My parents were teenagers when they followed His Holiness the Dalai Lama into exile, escaping the persecution by Mao’s army in 1959. Initially, most Tibetan refugees worked as road construction labourers in the early rehabilitation period. My mother tells me I was born in a tent in a roadside coolie camp in Lahaul valley in the early 1970s.

I must have been a restless toddler. Mother says she used to tie a rope around my waist and peg it on the roadside while they broke stones and laid the road. After my father’s death in our camp in Manali, …we moved to Kollegal in… Karnataka and pioneered the Tibetan settlement most distant from the Himalayas. I was two-and-a-half years old.

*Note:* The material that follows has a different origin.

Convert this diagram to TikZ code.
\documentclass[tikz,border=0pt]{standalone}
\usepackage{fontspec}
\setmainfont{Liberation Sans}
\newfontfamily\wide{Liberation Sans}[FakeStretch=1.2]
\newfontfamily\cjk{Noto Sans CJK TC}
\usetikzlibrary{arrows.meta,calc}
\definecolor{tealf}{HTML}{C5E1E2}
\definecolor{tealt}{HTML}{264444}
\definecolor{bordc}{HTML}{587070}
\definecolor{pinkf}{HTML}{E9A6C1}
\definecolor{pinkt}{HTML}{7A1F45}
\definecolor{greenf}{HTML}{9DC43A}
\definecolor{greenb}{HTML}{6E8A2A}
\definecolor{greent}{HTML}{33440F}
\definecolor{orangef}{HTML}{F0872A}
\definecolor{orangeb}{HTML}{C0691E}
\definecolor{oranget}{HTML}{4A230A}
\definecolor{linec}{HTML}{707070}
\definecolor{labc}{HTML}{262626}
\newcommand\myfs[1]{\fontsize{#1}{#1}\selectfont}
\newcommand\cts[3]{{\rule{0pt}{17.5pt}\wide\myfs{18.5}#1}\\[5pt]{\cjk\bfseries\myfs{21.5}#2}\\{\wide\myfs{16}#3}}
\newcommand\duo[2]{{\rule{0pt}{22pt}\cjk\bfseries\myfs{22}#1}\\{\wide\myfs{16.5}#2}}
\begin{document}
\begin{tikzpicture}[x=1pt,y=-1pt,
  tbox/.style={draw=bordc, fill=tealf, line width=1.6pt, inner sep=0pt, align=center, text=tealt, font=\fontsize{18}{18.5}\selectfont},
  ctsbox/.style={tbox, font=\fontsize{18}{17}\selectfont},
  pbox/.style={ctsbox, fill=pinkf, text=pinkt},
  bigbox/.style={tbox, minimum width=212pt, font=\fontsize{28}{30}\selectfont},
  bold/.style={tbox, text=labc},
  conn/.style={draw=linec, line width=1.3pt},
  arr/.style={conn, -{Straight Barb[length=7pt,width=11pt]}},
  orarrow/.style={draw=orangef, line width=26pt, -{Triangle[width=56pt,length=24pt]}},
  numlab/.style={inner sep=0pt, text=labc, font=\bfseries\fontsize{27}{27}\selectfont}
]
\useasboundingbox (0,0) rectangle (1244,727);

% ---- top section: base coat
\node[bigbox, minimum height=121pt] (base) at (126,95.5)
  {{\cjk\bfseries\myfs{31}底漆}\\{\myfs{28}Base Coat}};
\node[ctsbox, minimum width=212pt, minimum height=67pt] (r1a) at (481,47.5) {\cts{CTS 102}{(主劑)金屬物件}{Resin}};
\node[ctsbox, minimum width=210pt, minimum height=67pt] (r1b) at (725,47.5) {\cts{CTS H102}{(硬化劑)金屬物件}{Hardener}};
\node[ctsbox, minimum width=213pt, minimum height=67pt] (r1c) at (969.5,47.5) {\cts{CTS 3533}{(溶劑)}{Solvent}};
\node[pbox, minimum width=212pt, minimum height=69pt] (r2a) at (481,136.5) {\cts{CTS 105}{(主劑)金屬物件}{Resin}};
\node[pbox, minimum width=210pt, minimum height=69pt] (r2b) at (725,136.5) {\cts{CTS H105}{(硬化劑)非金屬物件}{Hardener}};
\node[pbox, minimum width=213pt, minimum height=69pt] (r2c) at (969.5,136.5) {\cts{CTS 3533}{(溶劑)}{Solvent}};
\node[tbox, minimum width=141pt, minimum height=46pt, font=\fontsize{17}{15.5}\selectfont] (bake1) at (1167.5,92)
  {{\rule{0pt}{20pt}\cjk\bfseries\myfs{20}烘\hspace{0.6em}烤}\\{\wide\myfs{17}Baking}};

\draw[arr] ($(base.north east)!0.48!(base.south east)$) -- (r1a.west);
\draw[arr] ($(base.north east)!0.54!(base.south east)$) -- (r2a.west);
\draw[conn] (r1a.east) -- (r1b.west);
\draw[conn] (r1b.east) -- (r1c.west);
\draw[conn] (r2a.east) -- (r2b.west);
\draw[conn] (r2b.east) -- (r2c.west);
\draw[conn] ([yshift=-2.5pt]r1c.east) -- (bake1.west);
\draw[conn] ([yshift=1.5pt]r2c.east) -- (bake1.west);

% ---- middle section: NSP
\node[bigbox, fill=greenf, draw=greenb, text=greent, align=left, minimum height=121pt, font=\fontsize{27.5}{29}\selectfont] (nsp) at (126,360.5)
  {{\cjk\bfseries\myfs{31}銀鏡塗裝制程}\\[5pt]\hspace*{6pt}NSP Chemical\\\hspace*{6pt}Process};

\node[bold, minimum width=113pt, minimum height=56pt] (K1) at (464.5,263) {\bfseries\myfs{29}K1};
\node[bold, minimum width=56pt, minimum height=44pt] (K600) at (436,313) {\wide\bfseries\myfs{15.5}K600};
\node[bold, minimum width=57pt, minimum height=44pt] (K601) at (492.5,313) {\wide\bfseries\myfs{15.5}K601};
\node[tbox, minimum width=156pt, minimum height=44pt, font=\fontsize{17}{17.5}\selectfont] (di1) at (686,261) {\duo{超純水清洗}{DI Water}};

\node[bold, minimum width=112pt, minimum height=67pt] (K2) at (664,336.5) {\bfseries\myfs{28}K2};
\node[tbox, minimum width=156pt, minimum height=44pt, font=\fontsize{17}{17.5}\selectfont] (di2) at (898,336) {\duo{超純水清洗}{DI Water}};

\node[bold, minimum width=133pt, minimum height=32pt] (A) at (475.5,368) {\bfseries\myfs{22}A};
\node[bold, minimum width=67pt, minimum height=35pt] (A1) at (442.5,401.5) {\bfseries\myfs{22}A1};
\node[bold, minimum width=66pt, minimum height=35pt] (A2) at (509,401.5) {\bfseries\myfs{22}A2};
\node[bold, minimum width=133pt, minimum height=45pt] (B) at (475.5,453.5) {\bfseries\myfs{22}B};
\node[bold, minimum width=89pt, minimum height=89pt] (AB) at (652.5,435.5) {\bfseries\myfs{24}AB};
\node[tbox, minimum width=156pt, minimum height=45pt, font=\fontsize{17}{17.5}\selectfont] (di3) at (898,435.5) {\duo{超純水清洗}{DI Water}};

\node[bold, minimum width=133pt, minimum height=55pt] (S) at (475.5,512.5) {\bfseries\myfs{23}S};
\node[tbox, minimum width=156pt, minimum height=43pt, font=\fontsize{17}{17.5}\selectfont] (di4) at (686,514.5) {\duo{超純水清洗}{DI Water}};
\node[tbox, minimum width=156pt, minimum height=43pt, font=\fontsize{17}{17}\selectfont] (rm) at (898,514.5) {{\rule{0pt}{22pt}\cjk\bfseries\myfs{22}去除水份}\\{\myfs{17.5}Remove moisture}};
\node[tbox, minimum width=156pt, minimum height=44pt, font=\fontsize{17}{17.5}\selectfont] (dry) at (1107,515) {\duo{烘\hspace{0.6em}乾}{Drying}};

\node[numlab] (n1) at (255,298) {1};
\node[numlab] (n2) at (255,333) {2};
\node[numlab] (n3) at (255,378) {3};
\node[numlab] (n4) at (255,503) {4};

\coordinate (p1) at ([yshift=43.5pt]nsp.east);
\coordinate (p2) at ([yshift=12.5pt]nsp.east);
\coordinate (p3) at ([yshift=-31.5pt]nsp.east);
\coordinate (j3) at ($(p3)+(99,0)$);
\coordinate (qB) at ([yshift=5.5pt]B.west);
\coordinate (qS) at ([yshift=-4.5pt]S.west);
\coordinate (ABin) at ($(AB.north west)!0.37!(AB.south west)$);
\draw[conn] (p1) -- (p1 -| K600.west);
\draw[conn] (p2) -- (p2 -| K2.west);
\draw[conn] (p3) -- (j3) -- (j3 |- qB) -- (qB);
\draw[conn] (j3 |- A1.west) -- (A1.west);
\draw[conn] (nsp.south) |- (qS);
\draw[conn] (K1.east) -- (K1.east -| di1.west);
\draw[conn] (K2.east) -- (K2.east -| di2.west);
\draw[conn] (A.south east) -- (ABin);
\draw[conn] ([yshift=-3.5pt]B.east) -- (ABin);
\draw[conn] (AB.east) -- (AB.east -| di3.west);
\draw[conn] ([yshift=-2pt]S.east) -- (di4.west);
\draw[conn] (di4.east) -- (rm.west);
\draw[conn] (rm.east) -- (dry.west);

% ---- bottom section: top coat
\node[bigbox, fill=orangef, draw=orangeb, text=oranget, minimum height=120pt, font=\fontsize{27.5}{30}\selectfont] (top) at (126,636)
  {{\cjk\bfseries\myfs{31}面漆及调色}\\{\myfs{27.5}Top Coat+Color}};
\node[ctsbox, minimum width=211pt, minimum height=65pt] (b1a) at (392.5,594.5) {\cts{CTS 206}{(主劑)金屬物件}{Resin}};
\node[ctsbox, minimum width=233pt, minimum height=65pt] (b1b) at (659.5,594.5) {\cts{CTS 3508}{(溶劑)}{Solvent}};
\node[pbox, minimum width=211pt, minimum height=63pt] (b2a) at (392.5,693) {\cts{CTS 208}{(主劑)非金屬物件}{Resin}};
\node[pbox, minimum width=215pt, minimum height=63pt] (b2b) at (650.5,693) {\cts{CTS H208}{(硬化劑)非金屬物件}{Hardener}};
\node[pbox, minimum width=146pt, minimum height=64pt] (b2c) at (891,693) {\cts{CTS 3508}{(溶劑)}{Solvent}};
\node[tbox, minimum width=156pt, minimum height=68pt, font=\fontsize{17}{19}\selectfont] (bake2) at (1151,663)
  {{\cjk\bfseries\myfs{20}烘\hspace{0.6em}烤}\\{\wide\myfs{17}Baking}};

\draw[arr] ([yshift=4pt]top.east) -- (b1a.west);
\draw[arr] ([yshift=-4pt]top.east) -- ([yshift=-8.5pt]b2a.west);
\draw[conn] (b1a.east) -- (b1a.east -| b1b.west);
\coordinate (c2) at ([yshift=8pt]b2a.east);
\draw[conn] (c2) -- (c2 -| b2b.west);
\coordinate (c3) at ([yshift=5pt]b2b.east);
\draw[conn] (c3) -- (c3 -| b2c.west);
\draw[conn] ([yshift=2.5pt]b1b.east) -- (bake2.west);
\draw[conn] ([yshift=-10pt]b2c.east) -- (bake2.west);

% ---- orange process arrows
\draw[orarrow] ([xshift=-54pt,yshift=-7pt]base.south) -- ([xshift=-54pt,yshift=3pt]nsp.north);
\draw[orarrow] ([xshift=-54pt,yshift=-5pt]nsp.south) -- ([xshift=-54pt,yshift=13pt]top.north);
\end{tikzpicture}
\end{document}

I first heard about Tibet from my grandmother. She was a storehouse of stories. Her tales about Tibet built up an image of a country we had never seen. Our refugee camp was set up on the outskirts of Sathyamangalam jungle, the thickest jungle in all of South India, where the notorious outlaw Veerappan used to hunt elephants and log sandalwood trees—we had truly been rehabilitated in the middle of nowhere.

There, in the hot, dense jungles of Karnataka, my grandmother told us stories of snow mountains and yaks; of apples, peaches and apricots. Momola had songs for everything: songs for games, skipping, farm work in our maize fields and the long walks to the local vegetable market. She told us stories of the folklore figure Aku Tompa’s wit and wisdom.

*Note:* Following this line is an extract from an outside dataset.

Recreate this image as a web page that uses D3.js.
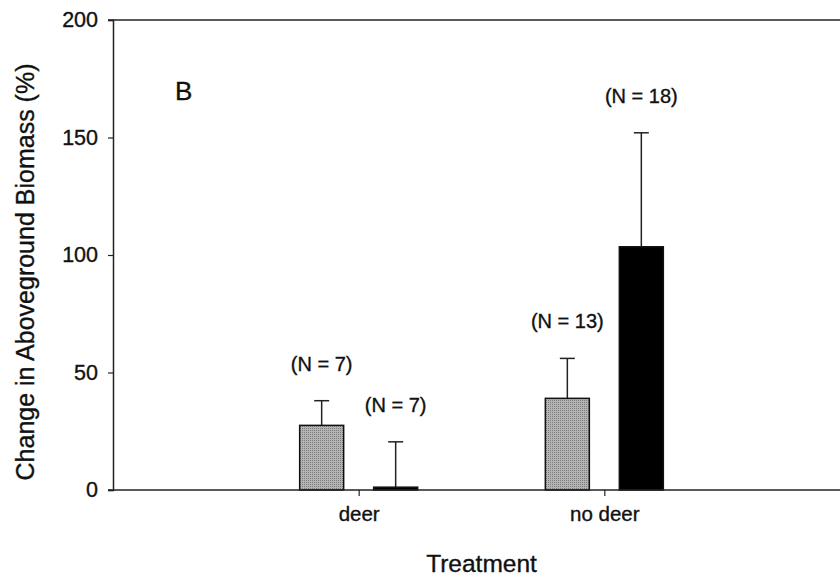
<!DOCTYPE html>
<html>
<head>
<meta charset="utf-8">
<script src="https://cdn.jsdelivr.net/npm/d3@7"></script>
<style>
  html, body { margin: 0; padding: 0; background: #fff; }
  svg { display: block; font-family: "Liberation Sans", Arial, sans-serif; }
  svg text { stroke: #111; stroke-width: 0.35px; }
</style>
</head>
<body>
<svg id="chart" width="840" height="577"></svg>
<script>
// Treatment groups and the two bars drawn in each
const categories = ["deer", "no deer"];
const meanGray  = [27.5, 39];     // stippled bars
const errGray   = [38, 56];       // upper end of error bar
const meanBlack = [1.2, 103.5];   // solid bars
const errBlack  = [20.5, 152];
const nGray  = ["(N = 7)", "(N = 13)"];
const nBlack = ["(N = 7)", "(N = 18)"];
const yTicks = [0, 50, 100, 150, 200];

const svg = d3.select("#chart");
const W = 840;
const plotLeft = 113, plotTop = 20, plotBottom = 490, plotRight = 850;

const x = d3.scaleLinear().domain([0, 3]).range([plotLeft, plotRight]);
const y = d3.scaleLinear().domain([0, 200]).range([plotBottom, plotTop]);

// stipple fill for the gray bars
const defs = svg.append("defs");
const pat = defs.append("pattern").attr("id", "stipple")
  .attr("patternUnits", "userSpaceOnUse").attr("width", 2).attr("height", 2);
pat.append("rect").attr("width", 2).attr("height", 2).attr("fill", "#b4b4b4");
pat.append("rect").attr("width", 1).attr("height", 1).attr("fill", "#7c7c7c");

const barW = 44, offset = 37;

// build bar records
const bars = [];
categories.forEach((c, i) => {
  bars.push({ cat: i + 1, dx: -offset, v: meanGray[i], e: errGray[i], n: nGray[i], fill: "url(#stipple)" });
  bars.push({ cat: i + 1, dx: offset, v: meanBlack[i], e: errBlack[i], n: nBlack[i], fill: "#000" });
});

const g = svg.append("g");

// error bars (upper only)
g.selectAll("line.err").data(bars).join("line")
  .attr("x1", d => x(d.cat) + d.dx).attr("x2", d => x(d.cat) + d.dx)
  .attr("y1", d => y(d.v)).attr("y2", d => y(d.e))
  .attr("stroke", "#222").attr("stroke-width", 1.5);
g.selectAll("line.cap").data(bars).join("line")
  .attr("x1", d => x(d.cat) + d.dx - 7.5).attr("x2", d => x(d.cat) + d.dx + 7.5)
  .attr("y1", d => y(d.e)).attr("y2", d => y(d.e))
  .attr("stroke", "#222").attr("stroke-width", 1.5);

// bars
g.selectAll("rect.bar").data(bars).join("rect")
  .attr("x", d => x(d.cat) + d.dx - barW / 2)
  .attr("width", barW)
  .attr("y", d => y(d.v))
  .attr("height", d => y(0) - y(d.v))
  .attr("fill", d => d.fill)
  .attr("stroke", "#111").attr("stroke-width", 1.5);

// sample-size labels
g.selectAll("text.n").data(bars).join("text")
  .attr("x", d => x(d.cat) + d.dx)
  .attr("y", d => y(d.e) - 30)
  .attr("text-anchor", "middle")
  .attr("font-size", 20)
  .attr("fill", "#111")
  .text(d => d.n);

// top frame line across the whole width
svg.append("line").attr("x1", plotLeft - 5).attr("x2", W).attr("y1", plotTop).attr("y2", plotTop)
  .attr("stroke", "#222").attr("stroke-width", 1.5);

// y axis
const yAxis = svg.append("g").attr("transform", `translate(${plotLeft},0)`)
  .call(d3.axisLeft(y).tickValues(yTicks).tickSize(5).tickPadding(10));
yAxis.select(".domain").attr("stroke", "#222").attr("stroke-width", 1.5);
yAxis.selectAll(".tick line").attr("stroke", "#222").attr("stroke-width", 1.2);
yAxis.selectAll(".tick text").attr("font-size", 21.5).attr("fill", "#111")
  .attr("font-family", "Liberation Sans, Arial, sans-serif");

// x axis
const xAxis = svg.append("g").attr("transform", `translate(0,${plotBottom})`)
  .call(d3.axisBottom(x).tickValues([1, 2]).tickFormat((d) => categories[d - 1]).tickSize(6).tickPadding(10));
xAxis.select(".domain").remove();
xAxis.selectAll(".tick line").attr("stroke", "#222").attr("stroke-width", 1.2);
xAxis.selectAll(".tick text").attr("font-size", 20.5).attr("fill", "#111")
  .attr("font-family", "Liberation Sans, Arial, sans-serif");
svg.append("line").attr("x1", plotLeft - 5).attr("x2", W).attr("y1", plotBottom).attr("y2", plotBottom)
  .attr("stroke", "#222").attr("stroke-width", 1.5);

// axis titles
svg.append("text")
  .attr("x", (plotLeft + plotRight) / 2).attr("y", 572)
  .attr("text-anchor", "middle").attr("font-size", 24.5).attr("fill", "#111")
  .text("Treatment");
svg.append("text")
  .attr("transform", `translate(34,272) rotate(-90)`)
  .attr("text-anchor", "middle").attr("font-size", 25).attr("fill", "#111")
  .text("Change in Aboveground Biomass (%)");

// panel letter
svg.append("text").attr("x", 175).attr("y", 100)
  .attr("font-size", 26).attr("fill", "#111").text("B");
</script>
</body>
</html>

And this is how we became Tibetan, even after being born in India and never seeing the real Tibet.

[…]

Every once in a while, the afternoon somnolence in our village was broken by the shrill call of the Indian woman who came into our camp to sell the popular South Indian rice-cake snack, idli. Bored with our bland and overcooked Tibetan food, we kids would rush towards her. We loved the soft idlis, which were served on a banana leaf and dipped in spicy masala soup called sambar, with a dash of coconut chutney.

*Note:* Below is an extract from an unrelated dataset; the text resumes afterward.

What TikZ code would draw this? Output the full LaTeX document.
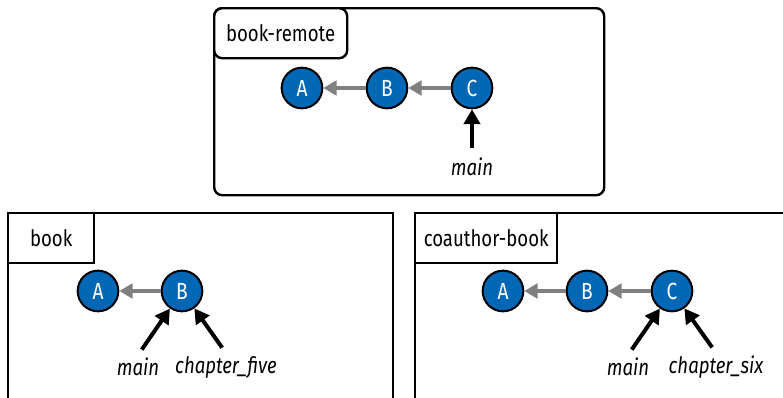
\documentclass[tikz,border=0pt]{standalone}
\usepackage{fontspec}
\setmainfont{Fira Sans}[FakeStretch=0.82]
\usepackage{tikz}
\usetikzlibrary{arrows.meta, positioning}

\definecolor{commitblue}{RGB}{0,103,180}
\definecolor{parentgray}{RGB}{128,128,128}

\begin{document}
\begin{tikzpicture}[
                x=0.75pt, y=-0.75pt,
                panel/.style={
                    draw=black, line width=1.8pt, fill=white,
                    anchor=north west,
                    inner sep=0pt
                },
                tagbox/.style={
                    draw=black, line width=1.8pt, fill=white,
                    anchor=north west,
                    minimum height=37.5pt,
                    inner sep=0pt,
                    font=\fontsize{17}{20}\selectfont
                },
                commit/.style={
                    circle, draw=black, line width=1.5pt,
                    fill=commitblue, text=white,
                    minimum size=30.5pt, inner sep=0pt,
                    font=\fontsize{17.5}{20}\selectfont
                },
                parent/.style={
                    draw=parentgray, line width=2.6pt,
                    -{Triangle[length=10pt, width=11pt]}
                },
                reflabel/.style={
                    font=\fontsize{17}{20}\selectfont\itshape,
                    inner sep=2pt
                },
                refarrow/.style={
                    draw=black, line width=3pt,
                    -{Triangle[length=11pt, width=12pt]},
                    shorten <=5pt
                }
            ]

            \clip (0,0) rectangle (783,397);

            % --- Remote repository (oben) ---
            \node[panel, rounded corners=6pt, minimum width=292.5pt, minimum height=140.25pt] (remote) at (213,7) {};
            \node[tagbox, rounded corners=6pt, minimum width=99.75pt] (remoteTag) at (213,7) {book-remote};

            \node[commit] (rA) at (302,88) {A};
            \node[commit] (rB) at (387,88) {B};
            \node[commit] (rC) at (472,88) {C};
            \node[reflabel] (rMain) at (472,167) {main};

            % --- Local repository (unten links) ---
            \node[panel, minimum width=288.75pt, minimum height=190pt] (local) at (7,212) {};
            \node[tagbox, minimum width=64.5pt] (localTag) at (7,212) {book};

            \node[commit] (lA) at (98,291) {A};
            \node[commit] (lB) at (182,291) {B};
            \node[reflabel] (lMain) at (138,367) {main};
            \node[reflabel] (lFive) at (226,367) {chapter\_five};

            % --- Coauthor repository (unten rechts) ---
            \node[panel, minimum width=300pt, minimum height=190pt] (coauthor) at (414,212) {};
            \node[tagbox, minimum width=106.5pt] (coauthorTag) at (414,212) {coauthor-book};

            \node[commit] (cA) at (503,291) {A};
            \node[commit] (cB) at (587,291) {B};
            \node[commit] (cC) at (672,291) {C};
            \node[reflabel] (cMain) at (628,367) {main};
            \node[reflabel] (cSix) at (716,367) {chapter\_six};

            % --- Parent links ---
            \foreach \from/\to in {rB/rA, rC/rB, lB/lA, cB/cA, cC/cB} {
                \draw[parent] (\from) -- (\to);
            }

            % --- Branch pointers ---
            \foreach \ref/\tip in {rMain/rC, lMain/lB, lFive/lB, cMain/cC, cSix/cC} {
                \draw[refarrow] (\ref.north) -- (\tip);
            }

        \end{tikzpicture}
\end{document}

Sometimes, the ice cream vendor came by on his bicycle, a bullhorn blaring its pom pom greeting. On other occasions, it was the bucket exchange man shouting in Tibetan in a long wavering tone: ‘Ha... yang... dung... pey...’

Having never left our refugee colony, I had often wondered, and even asked my mother, where these Indians came from, not realising we were the ones who came from outside, all the way from the high Himalayas. It was not until in school that I first understood that we did not belong to the country we were born into and that we had lost the independence of our country and were now living outside Tibet at India’s sympathy.

This shattered my little boy’s pride. This initial hurt transformed into anxiety as I imagined our people being blindfolded, made to kneel with hands tied behind them, and then shot in the back of their heads. This, their children were made to watch. As the body slumped into the pit, the kids cried.

There came the guilt of living in freedom, while our brethren suffered tyranny, which was replaced by the great resolve to struggle for the freedom and dignity of our people even though it required a herculean effort. This resolve inspired me to take a lifelong pledge. I was eleven years old. Today, I honour this pledge with a red bandana that I wear on my forehead. I have promised never to take it off until Tibet is free and to work for Tibetan freedom every single day.

[…]

Two years ago, I went on a speaking tour of the United Kingdom. Tibetans living in the towns and cities that I visited hosted us. After much speaking, travelling and interviews, when we gathered for dinner with long-lost friends, the food was inevitably rice, dal, and curry, typically Indian. Tibetans may have gone to the West, but they have never left India.

Today, almost 70,000 Tibetans have immigrated to the West, and they have not only become citizens of the world but preserved their identity. However, the third-generation youth is a concern; like most immigrant children, they have inherited the blood and the stories, but, in large part, not the language.

When my classmate and buddy Choegyal dropped out of regular college, friends thought he was straying because of his craze—music. He listened to Hindustani music when none of us had developed a taste for it. He would go ‘aaaa aaaa’, drawing clouds in the air with his hands, as he tried to sing intricate ragas.

Many years later, I saw him leading singing tours in Australia, packed in an old sputtering brown minivan. He travelled for months singing and telling stories of Tibet in different villages and towns. He sings long arias in the traditional Tibetan pastoral tunes, which are immediately arresting and soulful. A deep sense of longing and loneliness pervades his melodies. Recently, he has been nominated for a Grammy, his first global recognition.

[…]

We call ourselves refugees to keep alive our dream to return to our homeland and India calls us foreigners—perhaps a leverage against China—though the constitution of India recognises us as citizens.